Artists explore how war affects community 5-7 p.m., through Sept. 21, at NNMC Center for the Arts Gallery, Nick Salazar Center for the Arts Building, 921 North Paseo de Oñate in Española.
DANA CHODZKO ●CYNTHIA JEANNETTE GOMEZ● NICOLAS HERRERA ● DAVID LINDBLOM ●NORMA NAVARRO ● SABRA MOORE● MARGARET RANDALL● DANIEL VALERIO ● JULIE WAGNER + STORY SCROLLS with AFTER/WAR stories from our diverse community
Gallery Hours: Tues, Wed, Thurs 1-6 p.m.
There is a long history of residents from the Espanola area going to war as soldiers or engaging in the local revolts and incursions in the seventeenth and eighteenth centuries. Early examples are the Pueblo Revolt of 1680 which originated in the leadership of Popay at Ohkay Owingeh Pueblo or the role of Genizaros from Abiquiu and elsewhere, formerly enslaved Native children, in defending the northern frontier. The effects in our community from the Mexican/American war of the nineteenth century continue to reverberate in complex ways. More contemporary examples include the WWII veterans who survived the Bataan Death March and the Vietnam veterans, whose traumatic return helped introduce the heroin epidemic to this area, or the continuing series of wars in Afghanistan and Iraq.

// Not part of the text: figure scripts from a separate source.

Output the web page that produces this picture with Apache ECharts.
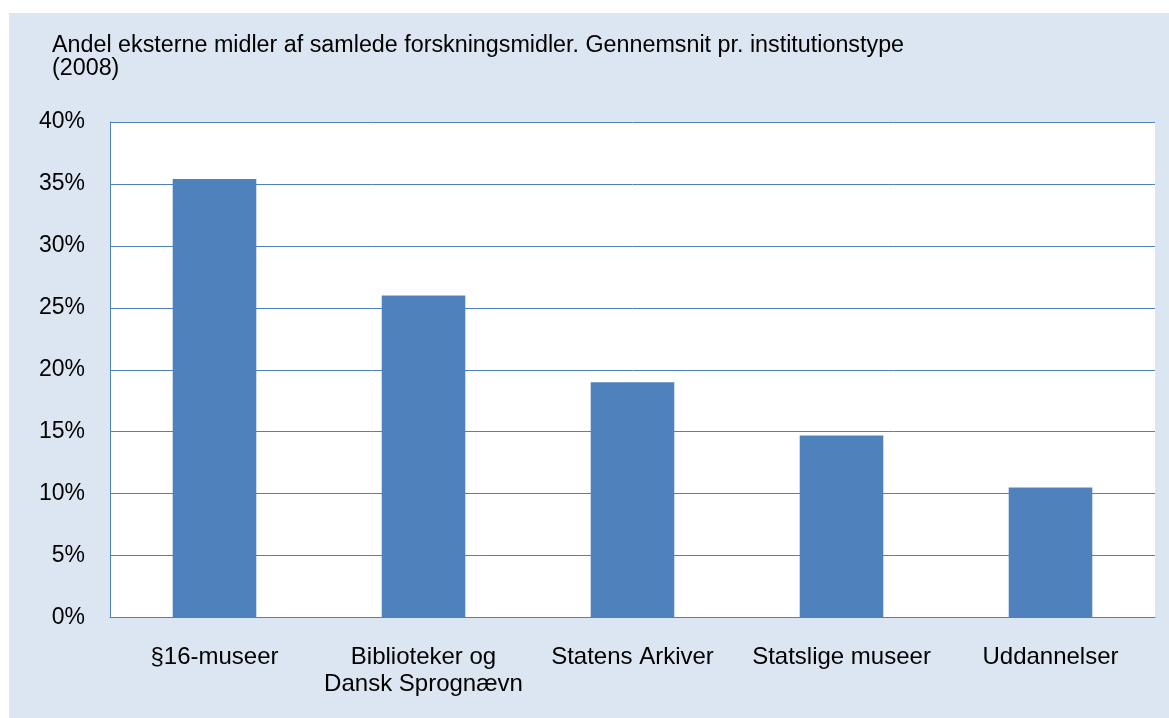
<!DOCTYPE html>
<html>
<head>
<meta charset="utf-8">
<script src="https://cdn.jsdelivr.net/npm/echarts@6/dist/echarts.min.js"></script>
<style>
  html, body { margin: 0; padding: 0; background: #fff; }
  #chart { width: 1169px; height: 718px; }
</style>
</head>
<body>
<div id="chart"></div>
<script>
// institutionstyper
var categories = ['§16-museer', 'Biblioteker og\nDansk Sprognævn', 'Statens Arkiver', 'Statslige museer', 'Uddannelser'];
// andel eksterne midler i procent
var shares = [35.4, 26.0, 19.0, 14.7, 10.5];
var yTicks = [0, 5, 10, 15, 20, 25, 30, 35, 40];

var titleText = 'Andel eksterne midler af samlede forskningsmidler. Gennemsnit pr. institutionstype\n(2008)';
var font = '"Liberation Sans", Arial, sans-serif';
var blue = '#4f81bd';

var myChart = echarts.init(document.getElementById('chart'));
var option = {
  backgroundColor: '#fff',
  animation: false,
  graphic: [{
    type: 'rect',
    z: -10,
    shape: { x: 9, y: 13, width: 1170, height: 710 },
    style: { fill: '#dce6f2' }
  }],
  title: {
    text: titleText,
    left: 52,
    top: 34,
    padding: 0,
    textStyle: {
      fontFamily: font,
      fontSize: 23.3,
      fontWeight: 'normal',
      color: '#000',
      lineHeight: 23
    }
  },
  grid: {
    left: 110,
    right: 14,
    top: 122,
    bottom: 100.5,
    show: true,
    backgroundColor: '#fff',
    borderWidth: 0
  },
  xAxis: {
    type: 'category',
    data: categories,
    axisTick: { show: false },
    axisLine: { lineStyle: { color: blue, width: 1 } },
    axisLabel: {
      interval: 0,
      margin: 26,
      fontFamily: font,
      fontSize: 24,
      color: '#000',
      lineHeight: 27
    }
  },
  yAxis: {
    type: 'value',
    min: yTicks[0],
    max: yTicks[yTicks.length - 1],
    interval: 5,
    axisLine: { show: true, lineStyle: { color: blue, width: 1 } },
    axisTick: { show: false },
    splitLine: { lineStyle: { color: blue, width: 1 } },
    axisLabel: {
      margin: 25,
      fontFamily: font,
      fontSize: 23,
      color: '#000',
      formatter: function (v) { return v + '%'; }
    }
  },
  series: [{
    type: 'bar',
    data: shares,
    barWidth: '40%',
    itemStyle: { color: blue }
  }]
};
myChart.setOption(option);
</script>
</body>
</html>
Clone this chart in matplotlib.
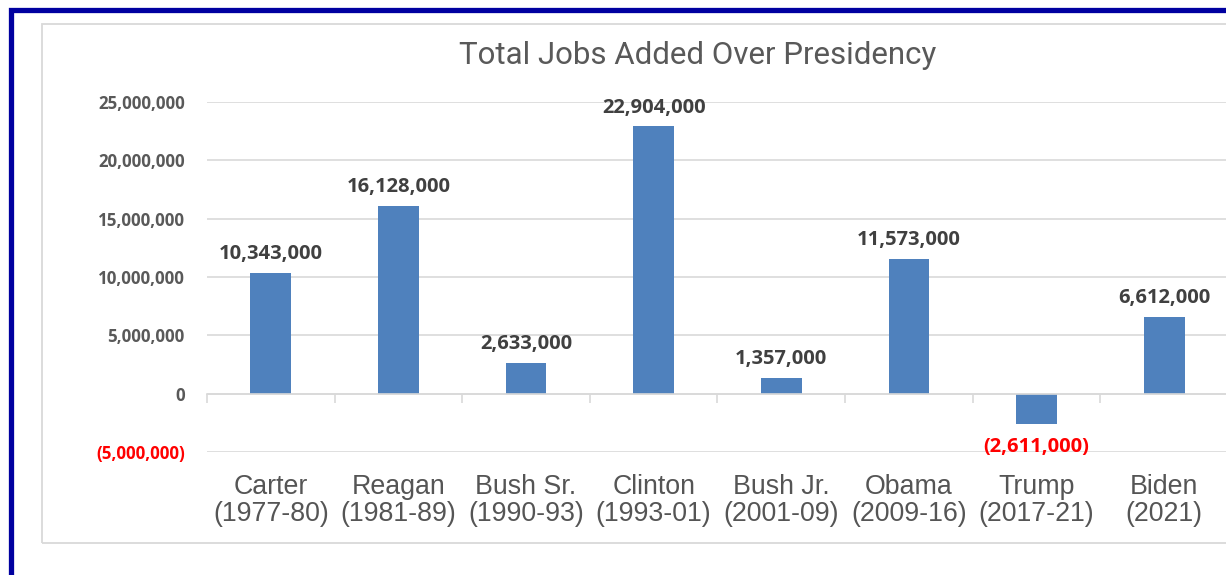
import matplotlib
matplotlib.use("Agg")
import matplotlib.pyplot as plt
from matplotlib.patches import Rectangle
from matplotlib.ticker import FuncFormatter, FixedLocator
import numpy as np

# data
presidents = ["Carter", "Reagan", "Bush Sr.", "Clinton", "Bush Jr.", "Obama", "Trump", "Biden"]
terms = ["(1977-80)", "(1981-89)", "(1990-93)", "(1993-01)", "(2001-09)", "(2009-16)", "(2017-21)", "(2021)"]
jobs_added = [10343000, 16128000, 2633000, 22904000, 1357000, 11573000, -2611000, 6612000]
y_ticks = [-5000000, 0, 5000000, 10000000, 15000000, 20000000, 25000000]

BAR = "#4F81BD"
GRID = "#D9D9D9"
TXT = "#595959"
LBL = "#404040"

def fmt_num(v):
    if v < 0:
        return f"({abs(v):,.0f})"
    return f"{v:,.0f}"

fig = plt.figure(figsize=(12.26, 5.75), dpi=100)
W, H = 1226, 575

# dark blue frame + light gray chart border
fig.patches.append(Rectangle((10.5 / W, -0.1), 1.2, 1 - 9.5 / H + 0.1, transform=fig.transFigure,
                             fill=False, edgecolor="#0000A0", linewidth=3.8, zorder=0))
fig.patches.append(Rectangle((42 / W, 1 - 543 / H), 1.1, (543 - 24) / H, transform=fig.transFigure,
                             fill=False, edgecolor=GRID, linewidth=1.3, zorder=0))

ax = fig.add_axes([207 / W, 123 / H, 1021 / W, 350 / H])
x = np.arange(len(presidents))
ax.bar(x, jobs_added, width=0.32, color=BAR, zorder=3)

ax.set_xlim(-0.5, len(presidents) - 0.5)
ax.set_ylim(y_ticks[0], y_ticks[-1])
ax.set_yticks(y_ticks)
ax.yaxis.set_major_formatter(FuncFormatter(lambda v, p: fmt_num(v)))
ax.grid(axis="y", color=GRID, linewidth=1.2, zorder=0)
ax.set_axisbelow(True)

for s in ["top", "right", "left"]:
    ax.spines[s].set_visible(False)
ax.spines["bottom"].set_position(("data", 0))
ax.spines["bottom"].set_color(GRID)
ax.spines["bottom"].set_linewidth(1.2)
ax.spines["bottom"].set_zorder(4)

# category labels far below the zero line; boundary ticks on the zero line
ax.set_xticks(x)
ax.set_xticklabels([f"{p}\n{t}" for p, t in zip(presidents, terms)],
                   fontsize=19.3, color="#555555", family="Liberation Sans", linespacing=1.05)
ax.tick_params(axis="x", which="major", length=0, pad=58)
ax.xaxis.set_minor_locator(FixedLocator(np.arange(len(presidents) + 1) - 0.5))
ax.tick_params(axis="x", which="minor", length=6.5, width=1.2, color=GRID, direction="out")

ax.tick_params(axis="y", length=0, pad=16)
for lab in ax.get_yticklabels():
    lab.set_fontsize(12.2)
    lab.set_fontweight("bold")
    lab.set_family("Open Sans")
    lab.set_color(TXT)
for lab, v in zip(ax.get_yticklabels(), y_ticks):
    if v < 0:
        lab.set_color("#FF0000")

# data labels
for xi, v in zip(x, jobs_added):
    if v >= 0:
        ax.annotate(fmt_num(v), (xi, v), xytext=(0, 10), textcoords="offset points",
                    ha="center", va="baseline", fontsize=14.5, fontweight="bold",
                    family="Open Sans", color=LBL, zorder=5)
    else:
        ax.annotate(fmt_num(v), (xi, v), xytext=(0, -20), textcoords="offset points",
                    ha="center", va="baseline", fontsize=14.5, fontweight="bold",
                    family="Open Sans", color="#FF0000", zorder=5)

fig.text(698 / W, 1 - 56 / H, "Total Jobs Added Over Presidency", ha="center", va="center",
         fontsize=22.5, color=TXT, family="Roboto")

fig.savefig("out.png", dpi=100)
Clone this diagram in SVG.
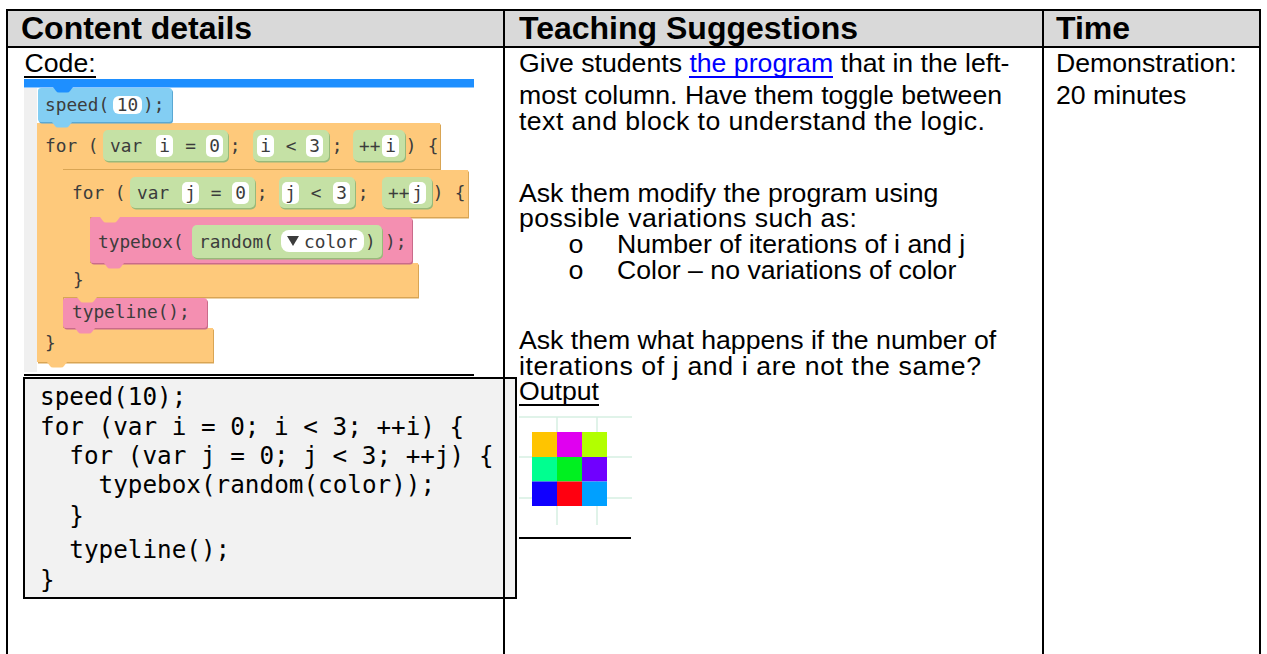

Artists from diverse gender and ethnic backgrounds have created artworks related to the multiple ways that the experiences of war can echo back home using a variety of media & concepts. Chodzko’s assemblage sculptures trace the effects of PTSD on a relation-ship; Navarro made her abstract weaving while reflecting on the ways communities and ideas tear apart and come back together in different cultural configurations, like threads; the videos of Gomez, Valerio and Lindblom delineate the narratives of Genizaro peoples, the descendants of formerly enslaved Native children; Moore incorporates the stories of many contributors to create a cloth house of memories and reflections, she also weaves a cage that contains a question; Herrera paints about the Iraq war among other military experiences; Randall photographed citizens visiting the Vietnam Veterans Memorial to find the names of a lost kin or friend; and Wagner uses the testimonials of survivors of Hiroshima to create a photo album from a history of suffering and restitution.